A manufacturing method of a heat pipe type heat-dissipating device, comprising the steps of:
winding a pipe on a loop forming mold in a spiral shape to form a pipe loop; and

pressing at least a section of an outer circumference of the pipe loop so that the pipe loop is plastically deformed in a shape corresponding to the shape of the loop forming mold.
The method according to claim 1,
further comprising the step of attaching a heat absorbing plate to the pipe loop after the pressing step.
The method according to claim 1 or 2,
wherein the outer circumference of the loop forming mold has a polygonal shape, and
wherein the pressing step comprises the step of pressing side regions between corner regions of the pipe loop so that an inner circumference of the pipe loop is plastically deformed into a shape corresponding to edges of the loop forming mold.
The method according to claim 3,
wherein the loop forming mold comprises a press groove which has a shape corresponding to the shape of a press member used for pressing the pipe loop in the pressing step and is extended adjacent to the edges of the loop forming mold.
The method according to claim 2,
further comprising the step of arranging the pipe loop inside a first arrangement jig having an inner circumference in a radial shape to form the pipe loop in a cylindrical shape,
wherein the heat absorbing plate attaching step comprises the step of attaching the heat absorbing plate to at least one end section of the pipe loop which is formed in the cylindrical shape.
The method according to claim 5,
wherein the first arrangement jig comprises at least one of a supporting jig which supports an outer circumference of the pipe loop arranged in the radial shape and a spacing jig which maintains respective pipe windings of the pipe loop arranged in the radial shape at a predetermined interval.
The method according to claim 5,
wherein the cylindrical pipe loop forming step comprises the step of supporting the inner circumference of the pipe loop arranged in the radial shape, using a second arrangement jig of a pillar shape.
The method according to claim 2,
wherein the heat absorbing plate attaching step comprises the step of attaching the heat absorbing plate to at least one surface of the pipe loop.

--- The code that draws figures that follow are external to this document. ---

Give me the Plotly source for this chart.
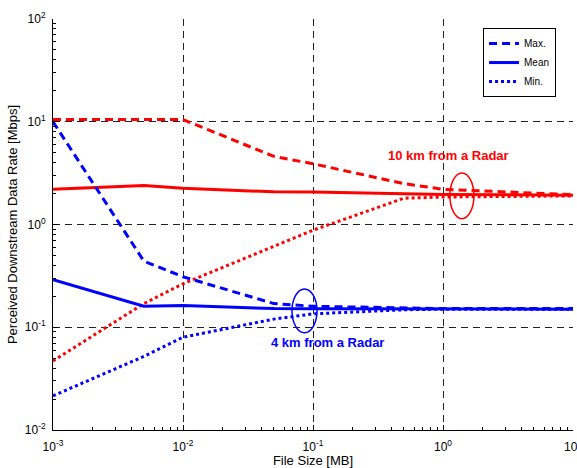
import plotly.graph_objects as go

# File sizes [MB]
file_size = [0.001, 0.005, 0.01, 0.05, 0.1, 0.5, 1, 10]

# Perceived downstream data rate [Mbps], 10 km from a radar
red_max = [10.5, 10.5, 10.5, 4.6, 3.9, 2.5, 2.2, 1.95]
red_mean = [2.2, 2.4, 2.25, 2.08, 2.07, 1.98, 1.96, 1.93]
red_min = [0.047, 0.17, 0.265, 0.61, 0.88, 1.8, 1.85, 1.9]

# Perceived downstream data rate [Mbps], 4 km from a radar
blue_max = [10.0, 0.44, 0.31, 0.17, 0.16, 0.155, 0.152, 0.152]
blue_mean = [0.29, 0.16, 0.163, 0.152, 0.151, 0.15, 0.15, 0.15]
blue_min = [0.0215, 0.052, 0.08, 0.12, 0.135, 0.148, 0.15, 0.15]

legend_names = ["Max.", "Mean", "Min."]
dashes = ["8px,5px", "solid", "3px,3px"]

x_ticks = [0.001, 0.01, 0.1, 1, 10]
x_ticktext = ["10<sup>-3</sup>", "10<sup>-2</sup>", "10<sup>-1</sup>", "10<sup>0</sup>", "10<sup>1</sup>"]
y_ticks = [0.01, 0.1, 1, 10, 100]
y_ticktext = ["10<sup>-2</sup>", "10<sup>-1</sup>", "10<sup>0</sup>", "10<sup>1</sup>", "10<sup>2</sup>"]

fig = go.Figure()

for series, dash in zip([red_max, red_mean, red_min], dashes):
    fig.add_trace(go.Scatter(x=file_size, y=series, mode="lines",
                             line=dict(color="#ff0000", width=3, dash=dash),
                             showlegend=False))

for series, dash, name in zip([blue_max, blue_mean, blue_min], dashes, legend_names):
    fig.add_trace(go.Scatter(x=file_size, y=series, mode="lines", name=name,
                             line=dict(color="#0000ff", width=3, dash=dash)))

# Ellipses marking where the curves converge
fig.add_shape(type="circle", xref="x", yref="y", x0=1.13, x1=1.73, y0=1.14, y1=3.18,
              line=dict(color="#ff0000", width=1.5))
fig.add_shape(type="circle", xref="x", yref="y", x0=0.0689, x1=0.1074, y0=0.0885, y1=0.2355,
              line=dict(color="#0000ff", width=1.5))

# Annotation positions on log axes are given in log10 units
fig.add_annotation(x=0.04, y=0.667, xref="x", yref="y", text="<b>10 km from a Radar</b>",
                   showarrow=False, font=dict(color="#ff0000", size=13))
fig.add_annotation(x=-0.885, y=-1.15, xref="x", yref="y", text="<b>4 km from a Radar</b>",
                   showarrow=False, font=dict(color="#0000ff", size=13))

axis_common = dict(
    type="log", automargin=False,
    showline=True, linecolor="black", linewidth=1,
    ticks="inside", ticklen=5, tickcolor="black",
    showgrid=True, gridcolor="#222222", gridwidth=1, griddash="7px,5px",
    minor=dict(ticks="inside", ticklen=3, tickcolor="black", dtick="D1", showgrid=False),
    zeroline=False, mirror=False, ticklabeloverflow="allow",
    tickfont=dict(family="Liberation Sans, Arial", size=12, color="black"),
)

fig.update_xaxes(**axis_common, range=[-3, 1], tickvals=x_ticks, ticktext=x_ticktext,
                 ticklabelstandoff=6,
                 title=dict(text="File Size [MB]", font=dict(family="Liberation Sans, Arial", size=13, color="black"),
                            standoff=2))
fig.update_yaxes(**axis_common, range=[-2, 2], tickvals=y_ticks, ticktext=y_ticktext,
                 ticklabelstandoff=4,
                 title=dict(text="Perceived Downstream Data Rate [Mbps]",
                            font=dict(family="Liberation Sans, Arial", size=13, color="black"),
                            standoff=4))

fig.update_layout(
    width=577, height=468,
    margin=dict(l=53, r=4, t=19, b=38),
    paper_bgcolor="white", plot_bgcolor="white",
    font=dict(family="Liberation Sans, Arial", color="black"),
    legend=dict(x=0.827, y=0.978, xanchor="left", yanchor="top",
                bgcolor="white", bordercolor="black", borderwidth=1,
                font=dict(size=10, color="black"), tracegroupgap=0, itemwidth=30),
)

fig.write_html("out.html")
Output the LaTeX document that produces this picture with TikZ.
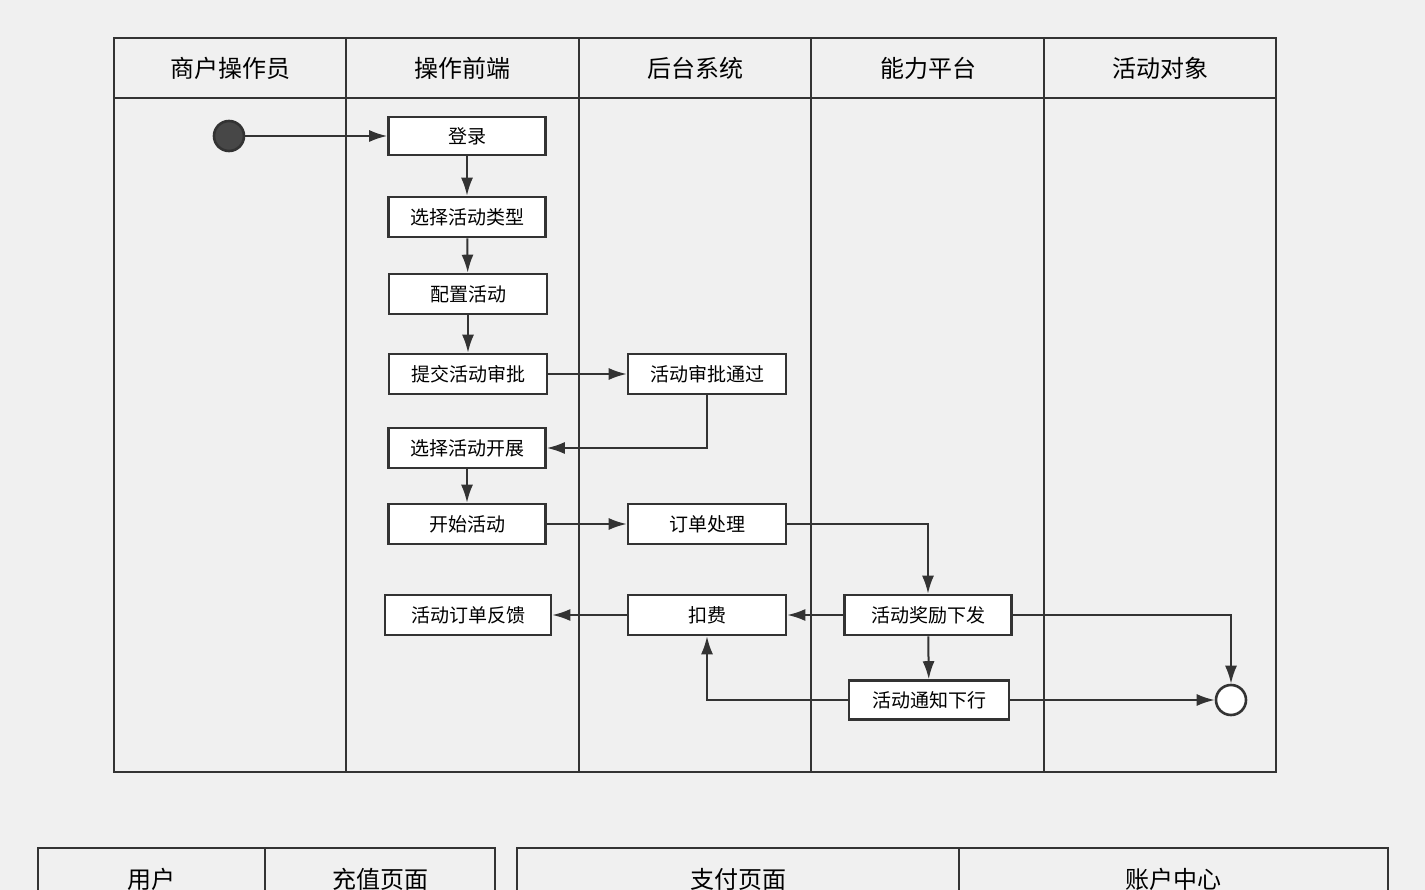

The method according to claim 1 or 2,
further comprising the steps of:
introducing a working fluid into the pipe loop; and

sealing the pipe loop.
The method according to claim 9,
wherein the sealing step comprises the step of forming a single closed loop by connecting opposite open end sections of the pipe loop.
The method according to claim 1 or 2,
wherein the pipe loop comprises metal such as copper, aluminum or iron.